— START AVAILABLE DATA —

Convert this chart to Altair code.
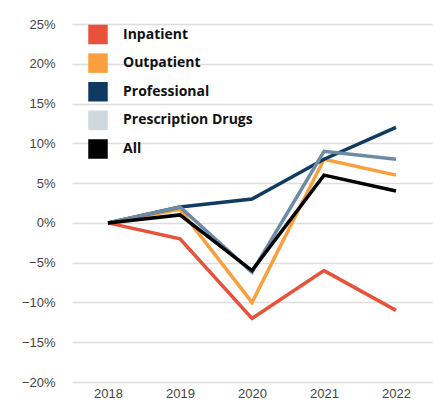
import altair as alt
import pandas as pd

years = ["2018", "2019", "2020", "2021", "2022"]
series = ["Inpatient", "Outpatient", "Professional", "Prescription Drugs", "All"]
inpatient = [0, -2, -12, -6, -11]
outpatient = [0, 1.7, -10, 8, 6]
professional = [0, 2, 3, 8, 12]
prescription = [0, 2, -6.2, 9, 8]
all_vals = [0, 1, -6, 6, 4]
line_colors = ["#e8513b", "#fa9f3e", "#0f3b62", "#6d8ba5", "#000000"]
swatch_colors = ["#e8513b", "#fa9f3e", "#0f3b62", "#cfd7df", "#000000"]
draw_order = [0, 1, 4, 2, 3]
y_ticks = [-20, -15, -10, -5, 0, 5, 10, 15, 20, 25]

vals = [inpatient, outpatient, professional, prescription, all_vals]
rows = []
for i, s in enumerate(series):
    for y, v in zip(years, vals[i]):
        rows.append({"year": y, "series": s, "value": v / 100, "z": draw_order[i]})
df = pd.DataFrame(rows)

leg = pd.DataFrame({"series": series, "swatch": swatch_colors, "idx": list(range(5))})

lines = alt.Chart(df).mark_line(strokeWidth=3.5, strokeCap="butt", strokeJoin="miter").encode(
    x=alt.X("year:O", sort=years, scale=alt.Scale(paddingOuter=0.5),
            axis=alt.Axis(title=None, labelAngle=0, domain=False, ticks=False, labelPadding=5,
                          labelFontSize=13, labelColor="#444444",
                          labelFont="Liberation Sans Narrow, Liberation Sans, sans-serif")),
    y=alt.Y("value:Q", scale=alt.Scale(domain=[-0.2, 0.25], nice=False),
            axis=alt.Axis(title=None, format=".0%", values=[t / 100 for t in y_ticks],
                          domain=False, ticks=False, labelPadding=17, labelFontSize=13,
                          labelColor="#444444", gridColor="#dddddd", gridWidth=1.5,
                          labelFont="Liberation Sans Narrow, Liberation Sans, sans-serif")),
    color=alt.Color("series:N", scale=alt.Scale(domain=series, range=line_colors), legend=None),
    order=alt.Order("z:Q"),
    detail="series:N",
)

leg_y = alt.Y("idx:O", scale=alt.Scale(range=[10.5, 125], padding=0), axis=None)
squares = alt.Chart(leg).mark_square(size=380, opacity=1).encode(
    x=alt.value(26), y=leg_y, color=alt.Color("swatch:N", scale=None)
)
texts = alt.Chart(leg).mark_text(align="left", baseline="middle", font="Open Sans",
                                 fontWeight="bold", fontSize=14, color="#111111").encode(
    x=alt.value(51), y=leg_y, text="series:N"
)

chart = alt.layer(lines, squares, texts).resolve_scale(
    y="independent", color="independent"
).properties(
    width=360, height=358,
    padding={"left": 64, "top": 16, "right": 6, "bottom": 18},
    autosize=alt.AutoSizeParams(type="none"),
).configure_view(stroke=None)

chart.save("out.html", embed_options={"renderer": "svg", "actions": False})
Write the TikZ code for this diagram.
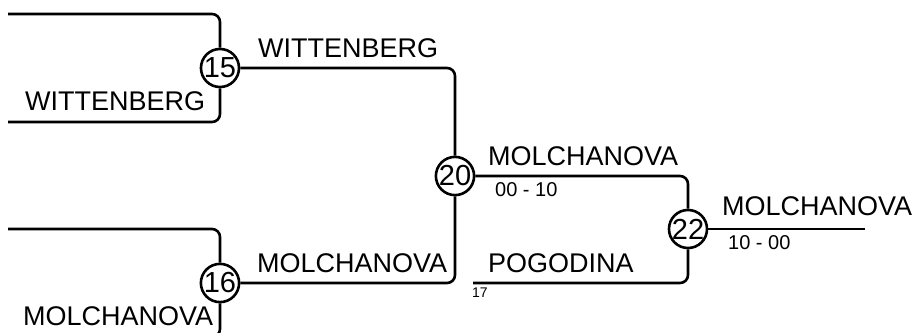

— END AVAILABLE DATA —

# WORK INSTRUCTIONS:
Without including any pictures, print all of the material exactly as given.

# TASK OUTPUT:
Convert this chart to Altair code.
import altair as alt
import pandas as pd

years = ["2018", "2019", "2020", "2021", "2022"]
series = ["Inpatient", "Outpatient", "Professional", "Prescription Drugs", "All"]
inpatient = [0, -2, -12, -6, -11]
outpatient = [0, 1.7, -10, 8, 6]
professional = [0, 2, 3, 8, 12]
prescription = [0, 2, -6.2, 9, 8]
all_vals = [0, 1, -6, 6, 4]
line_colors = ["#e8513b", "#fa9f3e", "#0f3b62", "#6d8ba5", "#000000"]
swatch_colors = ["#e8513b", "#fa9f3e", "#0f3b62", "#cfd7df", "#000000"]
draw_order = [0, 1, 4, 2, 3]
y_ticks = [-20, -15, -10, -5, 0, 5, 10, 15, 20, 25]

vals = [inpatient, outpatient, professional, prescription, all_vals]
rows = []
for i, s in enumerate(series):
    for y, v in zip(years, vals[i]):
        rows.append({"year": y, "series": s, "value": v / 100, "z": draw_order[i]})
df = pd.DataFrame(rows)

leg = pd.DataFrame({"series": series, "swatch": swatch_colors, "idx": list(range(5))})

lines = alt.Chart(df).mark_line(strokeWidth=3.5, strokeCap="butt", strokeJoin="miter").encode(
    x=alt.X("year:O", sort=years, scale=alt.Scale(paddingOuter=0.5),
            axis=alt.Axis(title=None, labelAngle=0, domain=False, ticks=False, labelPadding=5,
                          labelFontSize=13, labelColor="#444444",
                          labelFont="Liberation Sans Narrow, Liberation Sans, sans-serif")),
    y=alt.Y("value:Q", scale=alt.Scale(domain=[-0.2, 0.25], nice=False),
            axis=alt.Axis(title=None, format=".0%", values=[t / 100 for t in y_ticks],
                          domain=False, ticks=False, labelPadding=17, labelFontSize=13,
                          labelColor="#444444", gridColor="#dddddd", gridWidth=1.5,
                          labelFont="Liberation Sans Narrow, Liberation Sans, sans-serif")),
    color=alt.Color("series:N", scale=alt.Scale(domain=series, range=line_colors), legend=None),
    order=alt.Order("z:Q"),
    detail="series:N",
)

leg_y = alt.Y("idx:O", scale=alt.Scale(range=[10.5, 125], padding=0), axis=None)
squares = alt.Chart(leg).mark_square(size=380, opacity=1).encode(
    x=alt.value(26), y=leg_y, color=alt.Color("swatch:N", scale=None)
)
texts = alt.Chart(leg).mark_text(align="left", baseline="middle", font="Open Sans",
                                 fontWeight="bold", fontSize=14, color="#111111").encode(
    x=alt.value(51), y=leg_y, text="series:N"
)

chart = alt.layer(lines, squares, texts).resolve_scale(
    y="independent", color="independent"
).properties(
    width=360, height=358,
    padding={"left": 64, "top": 16, "right": 6, "bottom": 18},
    autosize=alt.AutoSizeParams(type="none"),
).configure_view(stroke=None)

chart.save("out.html", embed_options={"renderer": "svg", "actions": False})
Write the TikZ code for this diagram.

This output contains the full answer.